Real property tax or interest may be reduced or condoned only in the situations and by the officials or sanggunian authorized by law, such as calamity-based or public-interest relief recognized by statute. Administrative sympathy does not substitute for legal authority to reduce a public revenue claim.
Erroneous or illegal collection may result in refund or tax credit when the taxpayer follows the prescribed protest and refund procedure. The remedy returns what was unlawfully collected but does not authorize nonpayment of amounts that remain legally due.
Collection records, official receipts, certificates of tax payment, and annotations of levy or cancellation are important because real property tax attaches to the property and affects later transactions. A purchaser, mortgagee, or lender dealing with land normally requires proof that real property taxes and special assessments have been paid or lawfully cleared.
Effects of Payment, Sale, and Redemption
Full payment extinguishes the real property tax liability for the covered period and removes the basis for delinquency remedies. The treasurer should issue an official receipt and update collection records so the property is not treated as delinquent for the paid year or installment.
Partial payment reduces the outstanding delinquency but does not release the lien unless the unpaid balance, interest, and lawful expenses are fully settled or lawfully compromised. The lien continues to secure the remaining amount.

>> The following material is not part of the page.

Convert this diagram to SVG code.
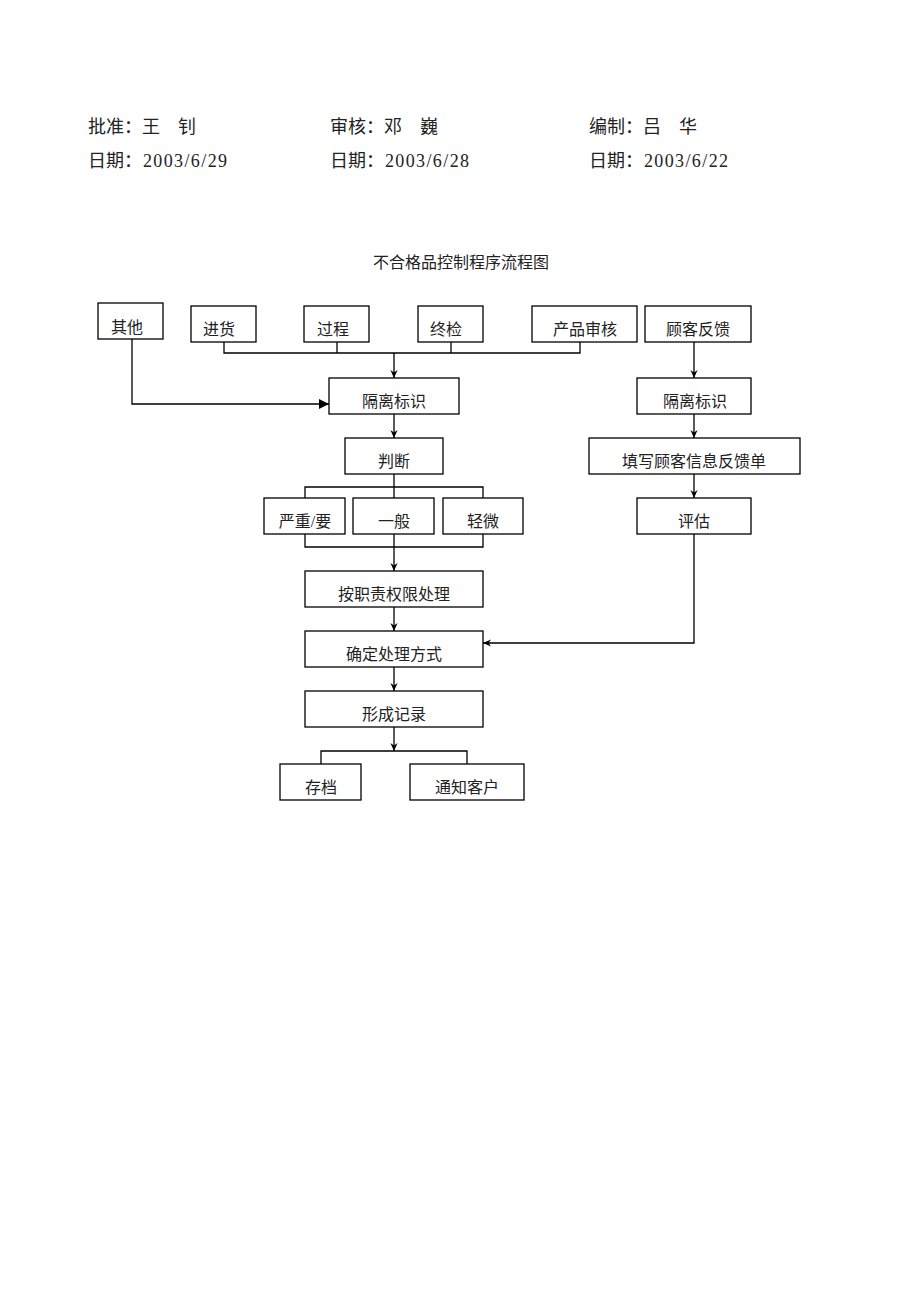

A valid tax sale transfers the delinquent owner's interest only after the redemption period expires and the final deed is issued. Until then, the purchaser's right is subject to statutory redemption.
Redemption restores the property to the owner free from the tax sale for the delinquency redeemed. It does not automatically settle other unpaid taxes for other years unless those amounts are included in the redemption payment or otherwise paid.
The collection system balances revenue protection and property rights: the local government receives a superior lien and summary levy remedy, while the taxpayer receives fixed payment periods, notice of enforcement, public auction safeguards, redemption, protest remedies, and prescriptive limits on collection.